Stated problem. In the entries, find all lines that hold the word "this" and copy them.

[Plotting code records]
━━━━━━━━━━

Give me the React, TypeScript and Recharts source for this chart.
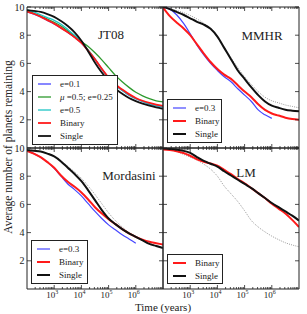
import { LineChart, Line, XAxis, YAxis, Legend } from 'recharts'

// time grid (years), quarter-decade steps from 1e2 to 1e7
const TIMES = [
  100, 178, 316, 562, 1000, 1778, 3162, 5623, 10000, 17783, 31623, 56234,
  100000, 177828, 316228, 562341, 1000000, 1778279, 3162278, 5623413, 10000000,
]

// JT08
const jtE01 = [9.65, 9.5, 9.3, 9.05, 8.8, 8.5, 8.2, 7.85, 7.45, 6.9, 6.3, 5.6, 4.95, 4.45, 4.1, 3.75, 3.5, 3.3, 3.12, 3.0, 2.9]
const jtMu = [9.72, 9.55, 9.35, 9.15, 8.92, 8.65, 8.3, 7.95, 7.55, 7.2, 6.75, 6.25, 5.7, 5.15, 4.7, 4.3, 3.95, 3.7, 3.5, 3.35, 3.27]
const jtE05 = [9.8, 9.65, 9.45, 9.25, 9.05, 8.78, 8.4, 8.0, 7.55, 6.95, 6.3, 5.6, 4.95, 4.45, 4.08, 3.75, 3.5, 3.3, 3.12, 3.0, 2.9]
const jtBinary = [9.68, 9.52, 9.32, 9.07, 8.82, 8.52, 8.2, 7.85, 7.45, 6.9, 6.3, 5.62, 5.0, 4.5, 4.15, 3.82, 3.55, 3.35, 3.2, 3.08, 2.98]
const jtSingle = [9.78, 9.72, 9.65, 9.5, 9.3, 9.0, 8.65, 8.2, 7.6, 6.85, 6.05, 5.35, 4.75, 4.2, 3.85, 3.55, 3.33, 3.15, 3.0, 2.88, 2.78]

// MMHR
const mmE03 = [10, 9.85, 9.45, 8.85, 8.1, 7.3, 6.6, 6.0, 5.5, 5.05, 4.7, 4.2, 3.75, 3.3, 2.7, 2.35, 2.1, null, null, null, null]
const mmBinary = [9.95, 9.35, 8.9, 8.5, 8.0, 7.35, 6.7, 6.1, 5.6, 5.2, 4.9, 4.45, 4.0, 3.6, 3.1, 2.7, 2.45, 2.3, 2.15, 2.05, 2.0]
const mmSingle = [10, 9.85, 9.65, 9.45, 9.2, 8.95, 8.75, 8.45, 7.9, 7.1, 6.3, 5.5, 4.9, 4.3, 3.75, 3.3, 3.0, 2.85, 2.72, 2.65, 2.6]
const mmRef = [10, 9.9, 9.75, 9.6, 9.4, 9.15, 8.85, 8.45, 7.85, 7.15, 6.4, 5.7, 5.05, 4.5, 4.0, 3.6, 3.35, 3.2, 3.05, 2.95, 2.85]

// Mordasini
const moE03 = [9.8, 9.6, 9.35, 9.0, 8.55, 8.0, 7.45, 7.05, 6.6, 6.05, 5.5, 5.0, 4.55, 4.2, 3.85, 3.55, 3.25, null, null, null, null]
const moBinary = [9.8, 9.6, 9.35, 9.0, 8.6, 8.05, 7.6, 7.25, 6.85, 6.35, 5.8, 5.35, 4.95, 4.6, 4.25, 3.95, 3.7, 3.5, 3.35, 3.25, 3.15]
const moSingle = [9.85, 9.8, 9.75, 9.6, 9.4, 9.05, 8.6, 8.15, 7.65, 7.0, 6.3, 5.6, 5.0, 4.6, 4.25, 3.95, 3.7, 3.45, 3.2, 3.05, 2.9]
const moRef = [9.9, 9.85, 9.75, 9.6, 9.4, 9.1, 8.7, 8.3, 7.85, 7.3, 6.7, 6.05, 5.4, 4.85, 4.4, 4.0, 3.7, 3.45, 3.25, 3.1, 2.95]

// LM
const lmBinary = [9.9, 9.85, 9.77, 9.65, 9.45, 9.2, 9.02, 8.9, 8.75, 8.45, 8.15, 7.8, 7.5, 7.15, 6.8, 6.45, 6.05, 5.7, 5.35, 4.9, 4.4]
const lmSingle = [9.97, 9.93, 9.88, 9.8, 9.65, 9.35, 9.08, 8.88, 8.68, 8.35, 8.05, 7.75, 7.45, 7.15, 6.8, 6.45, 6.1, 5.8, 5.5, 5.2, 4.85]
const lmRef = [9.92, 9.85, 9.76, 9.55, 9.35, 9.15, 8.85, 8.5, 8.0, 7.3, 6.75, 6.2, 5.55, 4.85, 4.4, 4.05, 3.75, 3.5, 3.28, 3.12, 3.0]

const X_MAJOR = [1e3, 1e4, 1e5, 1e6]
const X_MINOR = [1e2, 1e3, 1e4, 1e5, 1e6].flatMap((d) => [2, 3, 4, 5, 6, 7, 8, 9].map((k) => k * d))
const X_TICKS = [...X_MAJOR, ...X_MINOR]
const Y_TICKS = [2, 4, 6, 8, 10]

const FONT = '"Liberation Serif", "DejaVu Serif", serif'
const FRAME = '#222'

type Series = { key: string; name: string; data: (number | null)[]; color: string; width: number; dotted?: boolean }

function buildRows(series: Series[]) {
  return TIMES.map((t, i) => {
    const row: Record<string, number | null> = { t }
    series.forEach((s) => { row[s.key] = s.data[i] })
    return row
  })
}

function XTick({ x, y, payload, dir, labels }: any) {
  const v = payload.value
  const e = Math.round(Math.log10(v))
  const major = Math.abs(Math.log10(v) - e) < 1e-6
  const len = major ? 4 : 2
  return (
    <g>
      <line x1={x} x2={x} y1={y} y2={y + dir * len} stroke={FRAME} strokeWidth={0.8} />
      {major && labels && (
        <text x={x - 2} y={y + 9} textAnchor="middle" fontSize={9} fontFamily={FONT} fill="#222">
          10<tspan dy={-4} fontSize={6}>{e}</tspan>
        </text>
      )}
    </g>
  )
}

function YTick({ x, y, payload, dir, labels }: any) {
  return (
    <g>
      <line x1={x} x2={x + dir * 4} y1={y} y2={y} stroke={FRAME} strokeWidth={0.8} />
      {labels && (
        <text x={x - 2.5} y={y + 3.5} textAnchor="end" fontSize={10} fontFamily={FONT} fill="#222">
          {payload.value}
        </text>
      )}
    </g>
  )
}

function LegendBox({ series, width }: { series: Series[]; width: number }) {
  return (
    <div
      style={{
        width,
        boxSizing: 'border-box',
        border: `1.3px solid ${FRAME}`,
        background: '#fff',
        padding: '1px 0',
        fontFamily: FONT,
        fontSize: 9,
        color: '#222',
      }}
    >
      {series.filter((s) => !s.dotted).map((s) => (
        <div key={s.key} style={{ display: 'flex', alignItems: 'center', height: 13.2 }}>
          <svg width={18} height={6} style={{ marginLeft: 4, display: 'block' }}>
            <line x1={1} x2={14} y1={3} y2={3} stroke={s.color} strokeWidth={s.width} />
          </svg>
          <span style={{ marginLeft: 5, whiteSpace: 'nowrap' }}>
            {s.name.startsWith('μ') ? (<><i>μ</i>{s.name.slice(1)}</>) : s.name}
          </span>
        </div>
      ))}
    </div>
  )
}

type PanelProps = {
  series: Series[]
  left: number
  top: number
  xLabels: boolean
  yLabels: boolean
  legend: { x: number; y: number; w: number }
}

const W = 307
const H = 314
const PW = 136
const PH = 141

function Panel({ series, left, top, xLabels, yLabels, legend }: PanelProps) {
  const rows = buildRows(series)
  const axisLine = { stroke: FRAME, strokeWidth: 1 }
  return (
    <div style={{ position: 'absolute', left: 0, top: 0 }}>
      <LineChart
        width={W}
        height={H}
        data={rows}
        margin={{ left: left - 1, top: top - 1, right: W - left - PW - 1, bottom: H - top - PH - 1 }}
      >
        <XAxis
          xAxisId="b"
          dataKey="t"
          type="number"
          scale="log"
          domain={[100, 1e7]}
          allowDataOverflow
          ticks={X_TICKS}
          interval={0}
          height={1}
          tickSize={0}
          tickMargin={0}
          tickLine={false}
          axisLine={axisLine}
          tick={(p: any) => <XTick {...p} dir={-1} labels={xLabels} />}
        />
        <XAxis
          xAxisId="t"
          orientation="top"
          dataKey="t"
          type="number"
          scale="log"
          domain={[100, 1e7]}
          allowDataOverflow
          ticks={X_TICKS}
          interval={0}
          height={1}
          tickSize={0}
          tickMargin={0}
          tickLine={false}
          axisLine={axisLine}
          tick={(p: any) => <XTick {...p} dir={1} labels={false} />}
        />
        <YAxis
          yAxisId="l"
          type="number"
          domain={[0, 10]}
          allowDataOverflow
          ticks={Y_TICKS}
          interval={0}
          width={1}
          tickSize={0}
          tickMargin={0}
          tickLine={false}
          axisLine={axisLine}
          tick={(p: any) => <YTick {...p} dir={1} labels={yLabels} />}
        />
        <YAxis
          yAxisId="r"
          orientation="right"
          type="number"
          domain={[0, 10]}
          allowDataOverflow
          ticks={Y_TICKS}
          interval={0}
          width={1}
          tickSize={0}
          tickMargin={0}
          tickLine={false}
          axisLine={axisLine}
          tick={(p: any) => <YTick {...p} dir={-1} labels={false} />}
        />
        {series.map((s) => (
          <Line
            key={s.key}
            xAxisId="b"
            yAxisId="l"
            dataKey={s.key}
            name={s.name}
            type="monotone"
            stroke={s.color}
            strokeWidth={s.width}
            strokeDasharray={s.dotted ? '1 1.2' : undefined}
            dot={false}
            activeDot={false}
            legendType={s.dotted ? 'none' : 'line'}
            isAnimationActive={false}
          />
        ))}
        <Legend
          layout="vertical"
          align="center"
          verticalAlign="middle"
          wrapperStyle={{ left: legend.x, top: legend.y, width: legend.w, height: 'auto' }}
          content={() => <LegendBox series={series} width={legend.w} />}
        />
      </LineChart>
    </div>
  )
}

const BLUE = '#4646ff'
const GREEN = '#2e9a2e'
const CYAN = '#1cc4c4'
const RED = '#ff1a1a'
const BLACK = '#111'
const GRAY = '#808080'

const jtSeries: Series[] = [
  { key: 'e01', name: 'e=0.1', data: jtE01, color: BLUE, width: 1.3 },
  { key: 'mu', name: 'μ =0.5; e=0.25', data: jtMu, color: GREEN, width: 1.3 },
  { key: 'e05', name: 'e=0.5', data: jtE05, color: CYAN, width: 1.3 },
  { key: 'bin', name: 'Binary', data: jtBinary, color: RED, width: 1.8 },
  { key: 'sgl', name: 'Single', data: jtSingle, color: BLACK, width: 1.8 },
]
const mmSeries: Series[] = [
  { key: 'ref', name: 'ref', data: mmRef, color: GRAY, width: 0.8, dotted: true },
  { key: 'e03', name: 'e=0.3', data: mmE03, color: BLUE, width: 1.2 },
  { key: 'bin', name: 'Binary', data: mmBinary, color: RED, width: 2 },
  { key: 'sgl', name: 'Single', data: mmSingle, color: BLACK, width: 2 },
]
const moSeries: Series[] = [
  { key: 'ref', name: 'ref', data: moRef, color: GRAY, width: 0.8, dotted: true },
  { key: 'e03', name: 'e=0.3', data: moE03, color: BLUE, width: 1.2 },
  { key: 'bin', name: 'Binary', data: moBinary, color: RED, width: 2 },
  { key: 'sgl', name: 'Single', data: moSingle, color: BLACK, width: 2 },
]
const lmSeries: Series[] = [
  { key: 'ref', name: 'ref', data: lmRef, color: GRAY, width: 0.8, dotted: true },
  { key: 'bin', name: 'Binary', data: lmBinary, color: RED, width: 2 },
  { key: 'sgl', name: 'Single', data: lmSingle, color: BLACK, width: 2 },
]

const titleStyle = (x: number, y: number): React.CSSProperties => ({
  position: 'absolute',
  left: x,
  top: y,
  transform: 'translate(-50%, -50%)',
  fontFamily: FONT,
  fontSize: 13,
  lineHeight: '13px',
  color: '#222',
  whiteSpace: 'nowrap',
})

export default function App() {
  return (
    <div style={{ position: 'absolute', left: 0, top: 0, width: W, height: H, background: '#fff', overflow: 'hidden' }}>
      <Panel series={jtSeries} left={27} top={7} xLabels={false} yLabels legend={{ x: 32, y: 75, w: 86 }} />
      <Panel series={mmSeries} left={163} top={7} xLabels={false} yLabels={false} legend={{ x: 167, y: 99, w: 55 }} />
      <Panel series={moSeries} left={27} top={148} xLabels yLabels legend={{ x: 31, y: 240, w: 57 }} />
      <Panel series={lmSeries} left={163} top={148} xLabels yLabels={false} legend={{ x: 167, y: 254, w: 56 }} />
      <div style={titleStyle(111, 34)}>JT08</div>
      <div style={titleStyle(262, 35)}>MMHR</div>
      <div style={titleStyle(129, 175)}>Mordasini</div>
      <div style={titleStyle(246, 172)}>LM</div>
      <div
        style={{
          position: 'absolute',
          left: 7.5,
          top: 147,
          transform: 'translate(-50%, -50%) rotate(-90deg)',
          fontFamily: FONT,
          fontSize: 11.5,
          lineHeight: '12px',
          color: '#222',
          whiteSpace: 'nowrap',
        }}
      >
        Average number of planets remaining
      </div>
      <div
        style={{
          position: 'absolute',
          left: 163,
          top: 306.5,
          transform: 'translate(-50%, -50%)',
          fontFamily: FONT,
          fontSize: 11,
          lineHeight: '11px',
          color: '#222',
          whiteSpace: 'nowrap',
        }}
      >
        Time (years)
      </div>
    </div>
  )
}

━━━━━━━━━━

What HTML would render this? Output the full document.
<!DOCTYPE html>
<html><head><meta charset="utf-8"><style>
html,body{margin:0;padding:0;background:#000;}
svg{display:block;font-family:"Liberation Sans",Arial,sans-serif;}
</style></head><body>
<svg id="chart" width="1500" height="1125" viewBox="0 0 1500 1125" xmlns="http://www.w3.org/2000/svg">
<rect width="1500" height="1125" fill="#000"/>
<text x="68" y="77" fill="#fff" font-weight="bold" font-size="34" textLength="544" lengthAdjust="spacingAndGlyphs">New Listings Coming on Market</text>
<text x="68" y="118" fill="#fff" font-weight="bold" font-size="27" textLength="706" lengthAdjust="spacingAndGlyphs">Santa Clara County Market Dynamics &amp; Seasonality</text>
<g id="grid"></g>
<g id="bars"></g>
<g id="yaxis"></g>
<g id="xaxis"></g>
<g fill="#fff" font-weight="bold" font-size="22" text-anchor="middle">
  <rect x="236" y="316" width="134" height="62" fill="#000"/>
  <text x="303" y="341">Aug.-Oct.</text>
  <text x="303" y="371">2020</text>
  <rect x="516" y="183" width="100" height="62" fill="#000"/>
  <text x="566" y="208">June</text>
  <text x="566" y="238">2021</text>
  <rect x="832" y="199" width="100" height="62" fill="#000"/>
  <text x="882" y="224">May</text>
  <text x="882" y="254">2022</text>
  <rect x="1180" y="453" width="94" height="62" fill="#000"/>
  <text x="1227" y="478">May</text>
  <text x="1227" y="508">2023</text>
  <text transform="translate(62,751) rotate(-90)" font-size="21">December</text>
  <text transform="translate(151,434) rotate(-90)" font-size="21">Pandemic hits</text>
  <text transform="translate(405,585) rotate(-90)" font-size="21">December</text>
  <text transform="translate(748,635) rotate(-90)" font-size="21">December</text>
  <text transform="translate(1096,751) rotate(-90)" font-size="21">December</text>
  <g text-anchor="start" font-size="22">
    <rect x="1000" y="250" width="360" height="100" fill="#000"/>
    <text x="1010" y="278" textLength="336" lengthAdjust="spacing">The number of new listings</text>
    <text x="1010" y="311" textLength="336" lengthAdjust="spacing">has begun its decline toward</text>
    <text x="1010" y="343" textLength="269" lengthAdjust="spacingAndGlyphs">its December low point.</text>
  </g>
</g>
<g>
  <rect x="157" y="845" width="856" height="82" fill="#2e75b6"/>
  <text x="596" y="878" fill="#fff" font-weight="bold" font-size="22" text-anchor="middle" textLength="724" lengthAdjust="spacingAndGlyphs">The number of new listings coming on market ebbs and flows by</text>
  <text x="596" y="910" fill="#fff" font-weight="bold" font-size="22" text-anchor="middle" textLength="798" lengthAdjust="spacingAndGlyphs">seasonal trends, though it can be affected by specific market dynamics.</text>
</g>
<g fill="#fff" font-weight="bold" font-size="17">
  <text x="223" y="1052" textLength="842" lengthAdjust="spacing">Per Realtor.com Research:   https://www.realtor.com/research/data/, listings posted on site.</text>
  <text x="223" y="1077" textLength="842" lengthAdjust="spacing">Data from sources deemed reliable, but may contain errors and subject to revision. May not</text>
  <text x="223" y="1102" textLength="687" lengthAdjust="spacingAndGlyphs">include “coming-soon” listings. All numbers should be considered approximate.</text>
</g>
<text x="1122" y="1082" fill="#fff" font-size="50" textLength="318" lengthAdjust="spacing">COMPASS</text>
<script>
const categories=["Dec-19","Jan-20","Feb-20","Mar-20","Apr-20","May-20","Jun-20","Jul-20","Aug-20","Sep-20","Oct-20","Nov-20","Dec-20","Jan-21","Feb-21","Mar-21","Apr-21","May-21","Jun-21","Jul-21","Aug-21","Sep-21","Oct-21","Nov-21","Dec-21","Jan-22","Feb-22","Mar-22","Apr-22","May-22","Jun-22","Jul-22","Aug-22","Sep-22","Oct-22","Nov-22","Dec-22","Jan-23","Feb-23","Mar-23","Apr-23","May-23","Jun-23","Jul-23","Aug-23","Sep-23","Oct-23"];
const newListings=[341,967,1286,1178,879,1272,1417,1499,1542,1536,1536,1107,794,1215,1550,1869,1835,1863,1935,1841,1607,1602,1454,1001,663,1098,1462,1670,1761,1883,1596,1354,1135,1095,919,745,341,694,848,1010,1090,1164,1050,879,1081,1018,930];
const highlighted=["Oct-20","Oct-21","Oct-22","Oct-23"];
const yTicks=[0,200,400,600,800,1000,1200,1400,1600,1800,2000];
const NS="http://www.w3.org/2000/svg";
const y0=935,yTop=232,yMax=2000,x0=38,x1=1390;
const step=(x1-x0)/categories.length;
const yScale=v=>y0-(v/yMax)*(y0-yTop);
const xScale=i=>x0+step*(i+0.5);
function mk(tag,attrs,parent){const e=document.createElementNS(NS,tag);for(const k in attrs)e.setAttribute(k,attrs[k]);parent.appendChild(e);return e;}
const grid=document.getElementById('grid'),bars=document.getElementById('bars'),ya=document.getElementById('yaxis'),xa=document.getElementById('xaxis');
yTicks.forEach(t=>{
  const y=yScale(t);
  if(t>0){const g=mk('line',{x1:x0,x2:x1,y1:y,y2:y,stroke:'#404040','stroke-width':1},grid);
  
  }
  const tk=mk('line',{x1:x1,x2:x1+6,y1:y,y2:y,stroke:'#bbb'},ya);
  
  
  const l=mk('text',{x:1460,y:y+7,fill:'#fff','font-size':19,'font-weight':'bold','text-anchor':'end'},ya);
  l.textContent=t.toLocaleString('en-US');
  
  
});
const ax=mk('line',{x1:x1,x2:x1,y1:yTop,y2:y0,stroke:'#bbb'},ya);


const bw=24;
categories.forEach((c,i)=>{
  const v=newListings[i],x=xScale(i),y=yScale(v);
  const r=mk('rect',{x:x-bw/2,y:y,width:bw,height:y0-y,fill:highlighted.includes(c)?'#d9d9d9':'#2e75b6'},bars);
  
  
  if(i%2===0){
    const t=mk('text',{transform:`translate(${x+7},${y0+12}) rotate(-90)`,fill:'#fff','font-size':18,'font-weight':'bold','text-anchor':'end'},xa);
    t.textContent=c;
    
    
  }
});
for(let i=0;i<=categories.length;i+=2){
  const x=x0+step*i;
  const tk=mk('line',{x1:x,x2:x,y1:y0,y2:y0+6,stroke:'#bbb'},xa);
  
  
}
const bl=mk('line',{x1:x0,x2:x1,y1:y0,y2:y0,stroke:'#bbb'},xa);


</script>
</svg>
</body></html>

━━━━━━━━━━

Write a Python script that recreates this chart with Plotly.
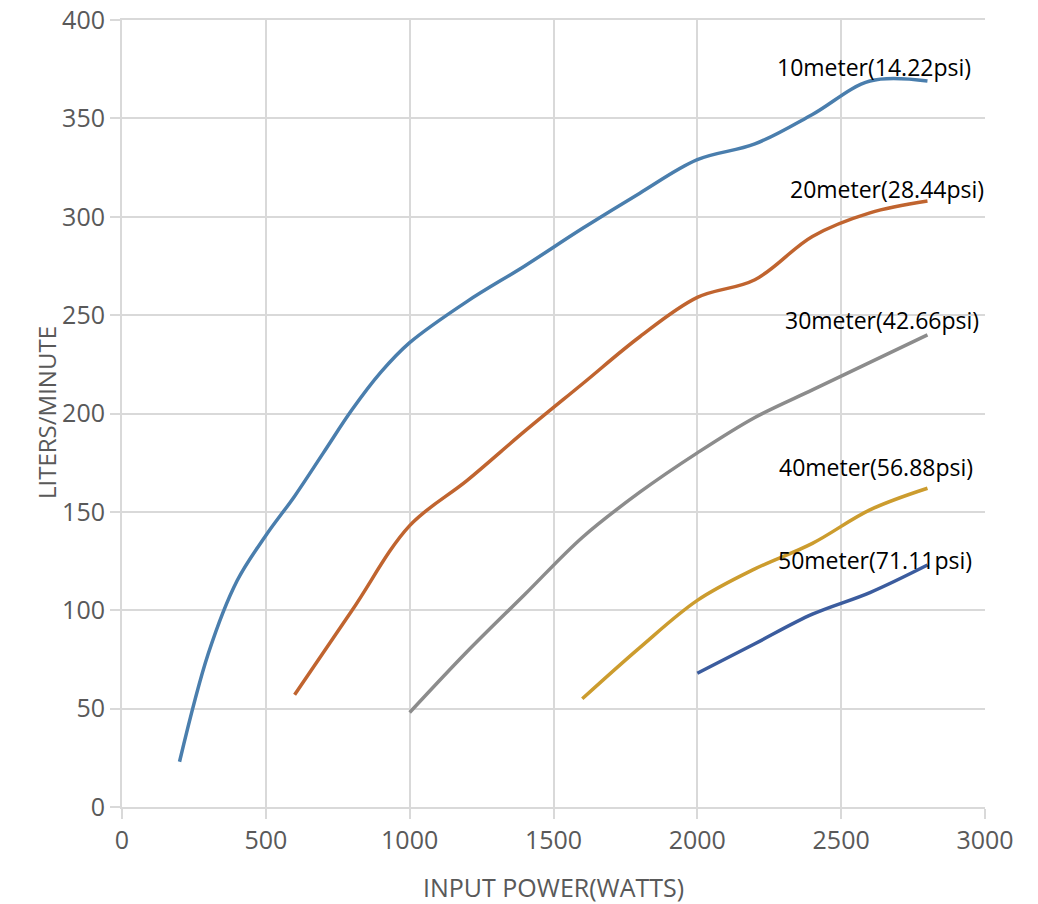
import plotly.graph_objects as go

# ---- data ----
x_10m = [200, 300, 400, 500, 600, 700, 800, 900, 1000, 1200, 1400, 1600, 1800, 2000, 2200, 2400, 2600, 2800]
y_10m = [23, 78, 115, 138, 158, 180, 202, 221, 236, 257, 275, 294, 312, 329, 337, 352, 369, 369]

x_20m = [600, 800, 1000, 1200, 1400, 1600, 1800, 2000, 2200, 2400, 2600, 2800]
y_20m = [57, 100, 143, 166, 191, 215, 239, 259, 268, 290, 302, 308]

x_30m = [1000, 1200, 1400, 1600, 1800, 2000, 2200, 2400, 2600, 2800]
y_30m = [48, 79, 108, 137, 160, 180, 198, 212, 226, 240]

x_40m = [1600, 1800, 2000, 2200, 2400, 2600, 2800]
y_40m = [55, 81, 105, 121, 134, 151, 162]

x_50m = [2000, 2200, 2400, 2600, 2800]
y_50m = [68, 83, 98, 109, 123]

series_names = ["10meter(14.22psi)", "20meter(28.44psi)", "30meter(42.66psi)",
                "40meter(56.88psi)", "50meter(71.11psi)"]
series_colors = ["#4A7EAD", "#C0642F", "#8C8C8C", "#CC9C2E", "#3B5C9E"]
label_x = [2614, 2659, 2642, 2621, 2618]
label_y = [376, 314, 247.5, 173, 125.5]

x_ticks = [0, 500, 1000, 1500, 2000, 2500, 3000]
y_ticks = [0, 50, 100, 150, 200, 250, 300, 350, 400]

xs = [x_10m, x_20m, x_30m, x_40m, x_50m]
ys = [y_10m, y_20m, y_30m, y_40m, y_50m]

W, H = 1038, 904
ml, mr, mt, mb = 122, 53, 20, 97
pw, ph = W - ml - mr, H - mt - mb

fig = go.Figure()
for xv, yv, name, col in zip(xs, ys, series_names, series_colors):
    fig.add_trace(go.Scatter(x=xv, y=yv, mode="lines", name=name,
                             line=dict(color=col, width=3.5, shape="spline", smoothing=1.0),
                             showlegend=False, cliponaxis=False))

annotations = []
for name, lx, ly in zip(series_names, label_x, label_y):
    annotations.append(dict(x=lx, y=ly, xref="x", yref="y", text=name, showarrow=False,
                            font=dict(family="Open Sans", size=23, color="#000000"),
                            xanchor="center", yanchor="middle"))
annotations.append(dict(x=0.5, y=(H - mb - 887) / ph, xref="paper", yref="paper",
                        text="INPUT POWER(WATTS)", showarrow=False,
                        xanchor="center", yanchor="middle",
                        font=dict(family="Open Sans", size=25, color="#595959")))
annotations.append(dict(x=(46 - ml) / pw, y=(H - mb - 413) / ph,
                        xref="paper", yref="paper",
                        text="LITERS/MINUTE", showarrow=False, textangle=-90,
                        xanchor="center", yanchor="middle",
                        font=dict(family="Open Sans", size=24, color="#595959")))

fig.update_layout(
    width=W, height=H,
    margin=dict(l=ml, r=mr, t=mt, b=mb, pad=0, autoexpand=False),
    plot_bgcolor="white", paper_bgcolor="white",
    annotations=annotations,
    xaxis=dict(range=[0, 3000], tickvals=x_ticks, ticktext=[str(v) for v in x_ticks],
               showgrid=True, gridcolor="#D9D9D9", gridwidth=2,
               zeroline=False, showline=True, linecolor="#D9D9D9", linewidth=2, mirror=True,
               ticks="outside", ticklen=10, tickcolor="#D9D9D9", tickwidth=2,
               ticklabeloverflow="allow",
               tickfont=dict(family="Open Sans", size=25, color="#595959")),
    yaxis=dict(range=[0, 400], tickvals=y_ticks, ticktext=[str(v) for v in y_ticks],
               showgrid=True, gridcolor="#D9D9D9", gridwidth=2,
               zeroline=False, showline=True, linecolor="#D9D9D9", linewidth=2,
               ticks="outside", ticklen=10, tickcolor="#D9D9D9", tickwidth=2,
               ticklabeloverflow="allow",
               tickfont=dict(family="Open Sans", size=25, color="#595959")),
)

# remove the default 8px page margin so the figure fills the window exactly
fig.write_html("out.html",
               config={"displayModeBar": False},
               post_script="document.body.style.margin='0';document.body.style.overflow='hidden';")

━━━━━━━━━━

Exercise result.
Give me the React, TypeScript and Recharts source for this chart.
What HTML would render this? Output the full document.
Write a Python script that recreates this chart with Plotly.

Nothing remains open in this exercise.